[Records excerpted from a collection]
START
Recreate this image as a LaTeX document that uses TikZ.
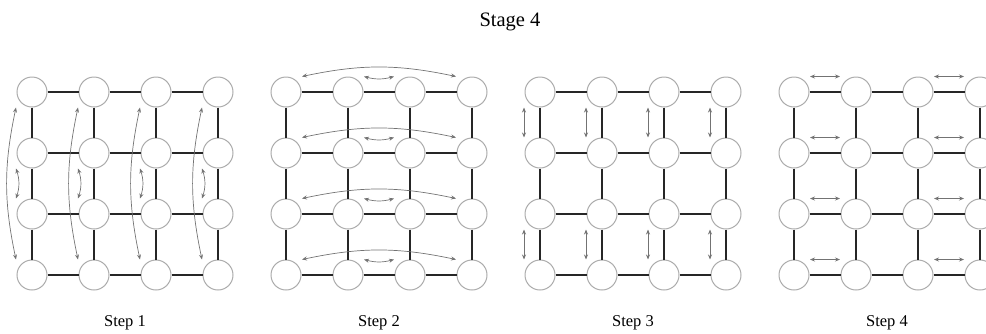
\documentclass[tikz,border=0pt]{standalone}
\usepackage{fontspec}
\setmainfont{Liberation Serif}
\usetikzlibrary{arrows.meta, positioning}

\begin{document}
\begin{tikzpicture}[
  x=1pt, y=-1pt,
  proc/.style={
    circle, draw=gray!65, line width=1pt, fill=white,
    minimum size=30pt, inner sep=0pt,
  },
  link/.style={line width=2pt, black!85},
  swap/.style={
    {Stealth[length=5pt,width=4pt]}-{Stealth[length=5pt,width=4pt]},
    black!55, line width=0.7pt,
  },
  steplabel/.style={font=\fontsize{16.5}{18}\selectfont},
  stagelabel/.style={font=\fontsize{20.5}{22}\selectfont},
]

\useasboundingbox (0,0) rectangle (986,333);

\node[stagelabel] (title) at (510,22) {Stage 4};

% ---- Processor grids ----
\foreach \p in {1,...,4}{
  \foreach \r in {1,...,4}{
    \foreach \c in {1,...,4}{
      \node[proc] (n\p-\r-\c) at ({32+254*(\p-1)+62*(\c-1)}, {92+61*(\r-1)}) {};
    }
  }
  \node[steplabel] (lbl\p) at ({125+254*(\p-1)}, 323) {Step \p};
}

% ---- Grid links ----
\foreach \p in {1,...,4}{
  \foreach \r in {1,...,4}{
    \foreach \c [count=\d from 2] in {1,2,3}{
      \draw[link] (n\p-\r-\c) -- (n\p-\r-\d);
      \draw[link] (n\p-\c-\r) -- (n\p-\d-\r);
    }
  }
}

% ---- Step 1: column exchanges (curved) ----
\foreach \c in {1,...,4}{
  \draw[swap] ([xshift=-16pt]n1-1-\c.south) to[bend right=12] ([xshift=-16pt]n1-4-\c.north);
  \draw[swap] ([xshift=-16pt]n1-2-\c.south) to[bend left=18] ([xshift=-16pt]n1-3-\c.north);
}

% ---- Step 2: row exchanges (curved) ----
\foreach \r in {1,...,4}{
  \draw[swap] ([xshift=16pt]n2-\r-1.north) to[bend left=12] ([xshift=-16pt]n2-\r-4.north);
  \draw[swap] ([xshift=16pt]n2-\r-2.north) to[bend right=15] ([xshift=-16pt]n2-\r-3.north);
}

% ---- Step 3: neighbour exchanges, vertical ----
\foreach \c in {1,...,4}{
  \draw[swap] ([xshift=-16pt]n3-1-\c.south) -- ([xshift=-16pt]n3-2-\c.north);
  \draw[swap] ([xshift=-16pt]n3-3-\c.south) -- ([xshift=-16pt]n3-4-\c.north);
}

% ---- Step 4: neighbour exchanges, horizontal ----
\foreach \r in {1,...,4}{
  \draw[swap] ([xshift=16pt]n4-\r-1.north) -- ([xshift=-16pt]n4-\r-2.north);
  \draw[swap] ([xshift=16pt]n4-\r-3.north) -- ([xshift=-16pt]n4-\r-4.north);
}

\end{tikzpicture}
\end{document}
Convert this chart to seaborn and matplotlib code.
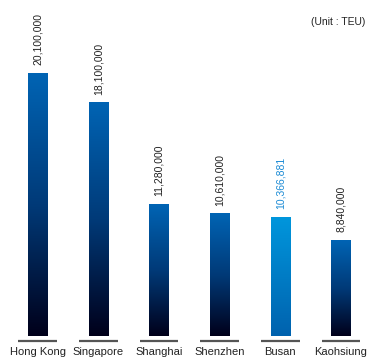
import numpy as np
import pandas as pd
import matplotlib
matplotlib.use("Agg")
import matplotlib.pyplot as plt
from matplotlib.colors import LinearSegmentedColormap
import seaborn as sns

ports = ["Hong Kong", "Singapore", "Shanghai", "Shenzhen", "Busan", "Kaohsiung"]
teu = [20100000, 18100000, 11280000, 10610000, 10366881, 8840000]
value_labels = ["20,100,000", "18,100,000", "11,280,000", "10,610,000", "10,366,881", "8,840,000"]
highlight = "Busan"

sns.set_theme(style="white")
font_list = ["Liberation Sans", "DejaVu Sans"]
plt.rcParams["font.family"] = font_list

df = pd.DataFrame({"port": ports, "teu": teu})

fig = plt.figure(figsize=(3.68, 3.60), dpi=100)
ax = fig.add_axes([0, 24 / 360, 1, 1 - 24 / 360])

sns.barplot(data=df, x="port", y="teu", ax=ax, width=0.32, color="#0064b4",
            saturation=1, edgecolor="none")

ymin, ymax = 2.39e6, 25.02e6
ax.set_xlim(-0.625, 5.447)
ax.set_ylim(ymin, ymax)

dark_cmap = LinearSegmentedColormap.from_list("d", ["#00001a", "#003a78", "#0064b4"])
busan_cmap = LinearSegmentedColormap.from_list("b", ["#0062ae", "#0096dc"])
grad = np.linspace(0, 1, 256).reshape(-1, 1)

for patch, name, lab in zip(ax.patches, ports, value_labels):
    x0 = patch.get_x()
    w = patch.get_width()
    h = patch.get_height()
    patch.set_facecolor("none")
    cmap = busan_cmap if name == highlight else dark_cmap
    ax.imshow(grad, cmap=cmap, origin="lower", aspect="auto",
              extent=[x0, x0 + w, ymin, h], zorder=2)
    cx = x0 + w / 2
    ax.text(cx, h + 0.55e6, lab, rotation=90, ha="center", va="bottom",
            fontsize=7.5, color="#1a8ad4" if name == highlight else "#222222",
            zorder=3)
    ax.plot([cx - 0.32, cx + 0.32], [2.05e6, 2.05e6], color="#555555",
            lw=1.6, clip_on=False, solid_capstyle="butt")

ax.set_xlabel("")
ax.set_ylabel("")
ax.set_yticks([])
ax.tick_params(axis="x", length=0, pad=8, labelsize=8, colors="#222222")
for s in ax.spines.values():
    s.set_visible(False)

ax.text(0.994, 0.935, "(Unit : TEU)", transform=ax.transAxes, ha="right",
        va="center", fontsize=7.5, color="#222222")

fig.savefig("out.png", dpi=100)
END
Task objective: Start at the line with "Convert this chart", stop at the line with "import seaborn as sns", both lines included, and repeat that span exactly without its pictures.

Solution:
Convert this chart to seaborn and matplotlib code.
import numpy as np
import pandas as pd
import matplotlib
matplotlib.use("Agg")
import matplotlib.pyplot as plt
from matplotlib.colors import LinearSegmentedColormap
import seaborn as sns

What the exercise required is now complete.